Corriere 1.6.16
Un difficile equilibrio tra emergenza e xenofobia
di Massimo Franco
Il dilemma non è da poco, per Matteo Renzi. Non esagerare il fenomeno dell’immigrazione in atto significa combattere il populismo leghista; col rischio parallelo, però, di indebolire la pressione sull’Unione Europea perché si prenda una parte del peso sostenuto finora solo dall’Italia. Registrarlo con allarme equivale a dare ragione a Matteo Salvini, che gioca sulla paura e la fomenta, dando un’immagine caricaturale del governo. Il problema è trovare una posizione che affronti il fenomeno nelle sue dimensioni reali. Non è facile, a quattro giorni da un primo turno di Amministrative tutt’altro che prevedibili.
Forse ha ragione il premier quando sostiene che il voto di domenica è «come un calcio di rigore che bisogna tirare bene: lo puoi sbagliare solo tu». Lo ha detto a Milano, dove intorno al Pd lievitano timori e allarmi che vanno al di là delle elezioni. E riguardano i migranti. Sembra che tra Palazzo Chigi e Viminale ci siano consultazioni quotidiane sull’impatto provocato dalle notizie sui naufragi e sui salvataggi nel Mediterraneo. L’Ue continua a pretendere «chiarimenti» sulle misure prese dall’Italia. Insomma, definire quanto accade un’emergenza è riduttivo, di fronte a un fenomeno strutturale.
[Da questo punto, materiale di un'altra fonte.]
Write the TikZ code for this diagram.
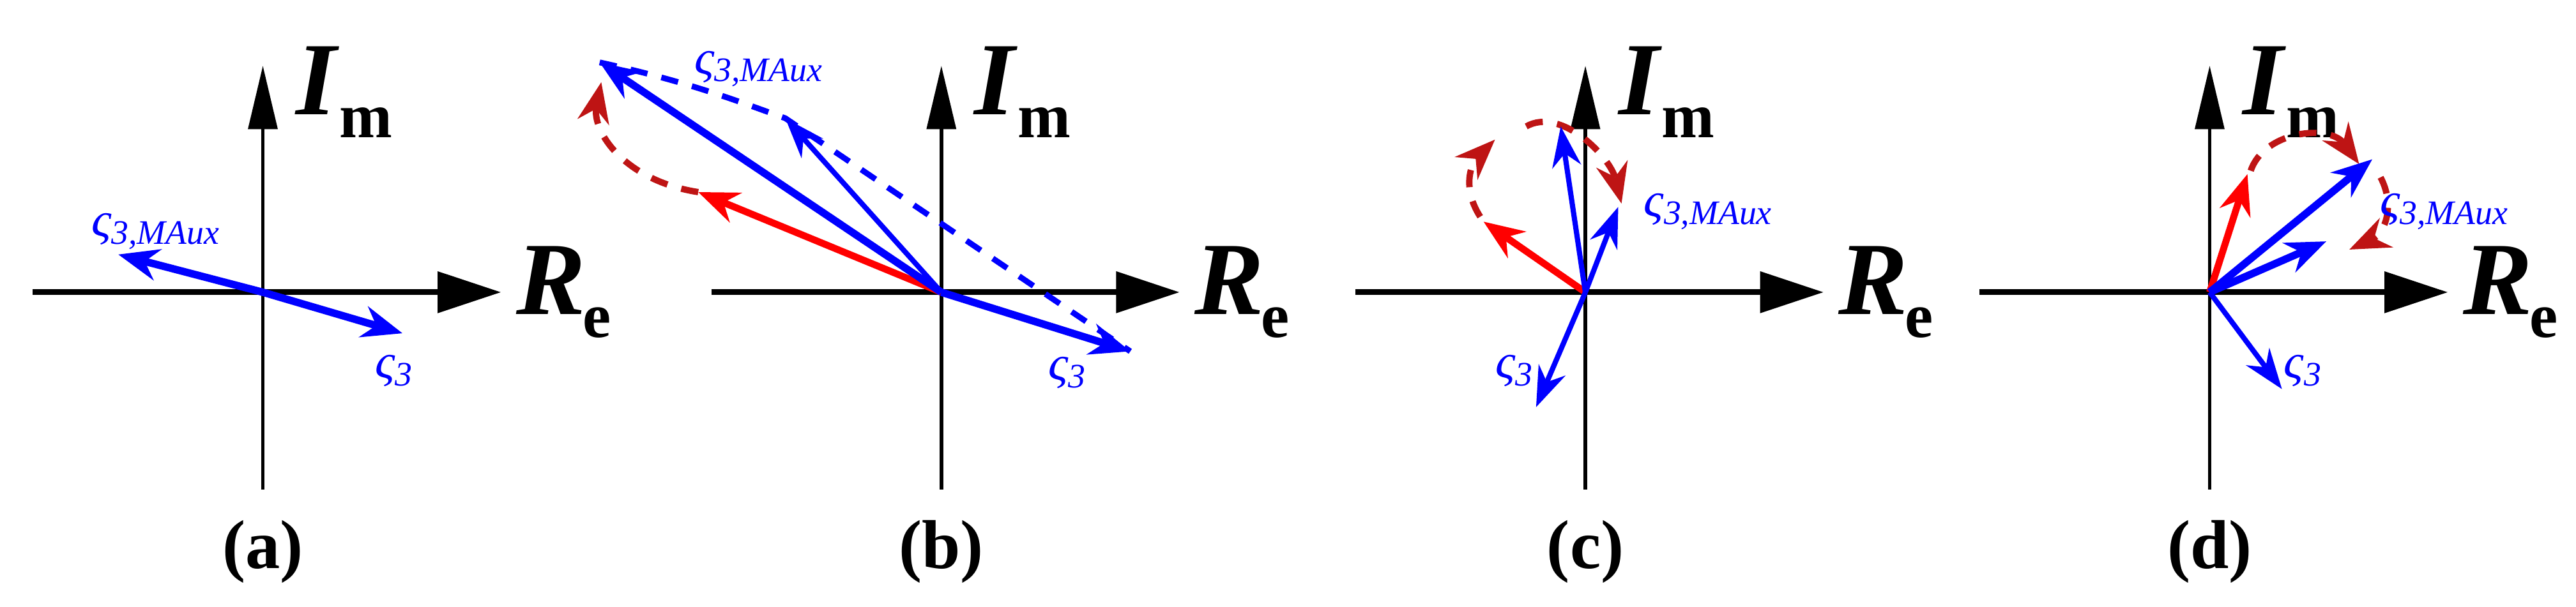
\documentclass[tikz,border=0pt]{standalone}
\usepackage{fontspec}
\setmainfont{Liberation Serif}
\usetikzlibrary{arrows.meta}
\definecolor{dred}{RGB}{190,20,20}
\begin{document}
\begin{tikzpicture}[x=0.02cm,y=-0.02cm,
  haxis/.style={line width=2pt,-{Triangle[length=22pt,width=14pt]}},
  vaxis/.style={line width=1.3pt,-{Triangle[length=22pt,width=10pt]}},
  bv/.style={blue,line width=2.6pt,-{Stealth[length=14pt,width=11pt]}},
  bvt/.style={blue,line width=1.8pt,-{Stealth[length=14pt,width=10pt]}},
  rv/.style={red,line width=2.4pt,-{Stealth[length=14pt,width=11pt]}},
  rd/.style={dred,line width=2.2pt,dash pattern=on 6pt off 5pt,-{Stealth[length=14pt,width=11pt]}},
  bd/.style={blue,line width=2pt,dash pattern=on 6pt off 5pt},
  lab/.style={text=blue,font=\fontsize{17}{17}\selectfont\itshape},
  axl/.style={font=\fontsize{36}{36}\selectfont\bfseries\itshape},
  captxt/.style={font=\fontsize{24}{24}\selectfont\bfseries}]
\useasboundingbox (0,0) rectangle (1568,369.4);
\newcommand{\axes}[2]{%
  \coordinate (O#2) at (#1,178);
  \coordinate (L#2) at (#1-140,178);
  \coordinate (R#2) at (#1+145,178);
  \coordinate (B#2) at (#1,298);
  \coordinate (T#2) at (#1,40);
  \draw[haxis] (L#2) -- (R#2);
  \draw[vaxis] (B#2) -- (T#2);
  \node[axl,anchor=west] (re#2) at (#1+148,178) {R\kern-1pt\raisebox{-8pt}{\normalfont\fontsize{22}{22}\selectfont\bfseries e}};
  \node[axl,anchor=west] (im#2) at (#1+14,56) {I\kern1pt\raisebox{-8pt}{\normalfont\fontsize{22}{22}\selectfont\bfseries m}};
  \node[captxt] (cap#2) at (#1,336) {(#2)};
}
% (a)
\axes{160}{a}
\coordinate (a1) at (72,155); \coordinate (a2) at (245,203);
\draw[bv] (Oa) -- (a1);
\draw[bv] (Oa) -- (a2);
\node[lab] (la1) at (95,141) {ς\textsubscript{3,MAux}};
\node[lab] (la2) at (240,226) {ς\textsubscript{3}};
% (b)
\axes{573}{b}
\coordinate (b1) at (365,38); \coordinate (b2) at (478,72);
\coordinate (b3) at (425,117); \coordinate (b4) at (688,214);
\draw[bd] (b1) .. controls (420,50) and (450,62) .. (b2) -- (b4);
\draw[rd] (b3) .. controls (380,110) and (360,80) .. (366,50);
\draw[rv] (Ob) -- (b3);
\draw[bv] (Ob) -- (b1);
\draw[bvt] (Ob) -- (b2);
\draw[bv] (Ob) -- (b4);
\node[lab] (lb1) at (462,42) {ς\textsubscript{3,MAux}};
\node[lab] (lb2) at (650,227) {ς\textsubscript{3}};
% (c)
\axes{965}{c}
\coordinate (c1) at (903,135); \coordinate (c2) at (950,77);
\coordinate (c3) at (985,126); \coordinate (c4) at (935,248);
\draw[rd] (901,132) .. controls (890,115) and (895,100) .. (910,85);
\draw[rd] (929,77) .. controls (950,65) and (980,95) .. (987,124);
\draw[rv] (Oc) -- (c1);
\draw[bvt] (Oc) -- (c2);
\draw[bvt] (Oc) -- (c3);
\draw[bvt] (Oc) -- (c4);
\node[lab] (lc1) at (1040,129) {ς\textsubscript{3,MAux}};
\node[lab] (lc2) at (922,226) {ς\textsubscript{3}};
% (d)
\axes{1345}{d}
\coordinate (d1) at (1368,106); \coordinate (d2) at (1444,97);
\coordinate (d3) at (1416,147); \coordinate (d4) at (1389,237);
\draw[rd] (1370,104) .. controls (1378,80) and (1418,75) .. (1436,100);
\draw[rd] (1449,108) .. controls (1458,125) and (1452,142) .. (1430,152);
\draw[rv] (Od) -- (d1);
\draw[bv] (Od) -- (d2);
\draw[bv] (Od) -- (d3);
\draw[bvt] (Od) -- (d4);
\node[lab] (ld1) at (1488,129) {ς\textsubscript{3,MAux}};
\node[lab] (ld2) at (1402,226) {ς\textsubscript{3}};
\end{tikzpicture}
\end{document}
Ma a breve termine è difficile non vedere un aggravamento della situazione. Renzi è irritato dalle parole d’ordine xenofobe della Lega. E infatti risponde che «non c’è un aumento dei migranti rispetto all’anno scorso. C’è un aumento di allarmi a scopo elettorale». L’impressione, però, è che le due cose si mescolino. Dunque, liquidare solo come strumentalizzazioni le ondate in arrivo finisce per avere effetti controversi. E infatti, un alleato del premier come Pier Ferdinando Casini avverte che «l’effetto invasione c’è, per la concentrazione di arrivi in un tempo limitato». Per questo a suo avviso «è sbagliato minimizzare: si favorisce chi in Europa non intende ascoltare l’allarme dell’Italia». Contrastare la strategia leghista del panico, e insieme non rimuovere il problema: l’equilibrio difficile da trovare è tra questi due estremi. È una sfida quasi proibitiva conciliare l’esigenza di dare risposte immediate, con una strategia a lungo termine. Salvini parla del 2 giugno come «festa di una Repubblica invasa e disoccupata. Che c’è da festeggiare? Sarebbe da abolire».
È una narrativa catastrofista che confida in un aumento degli sbarchi dalla Libia in estate. E dunque specula su una situazione destinata probabilmente a peggiorare. L’Italia è un fronte sovraesposto, ma non è che gli altri Paesi siano al riparo. Dietro gli attacchi alle forze storiche dell’Ue non si scorge solo una crisi di identità . Vengono messe in mora alleanze e istituzioni plasmate dai valori occidentali; e rifiutate come inadeguate di fronte a sfide impreviste. Inutile illudersi: è un’offensiva in crescita, con potenti sponde anche fuori dai confini continentali.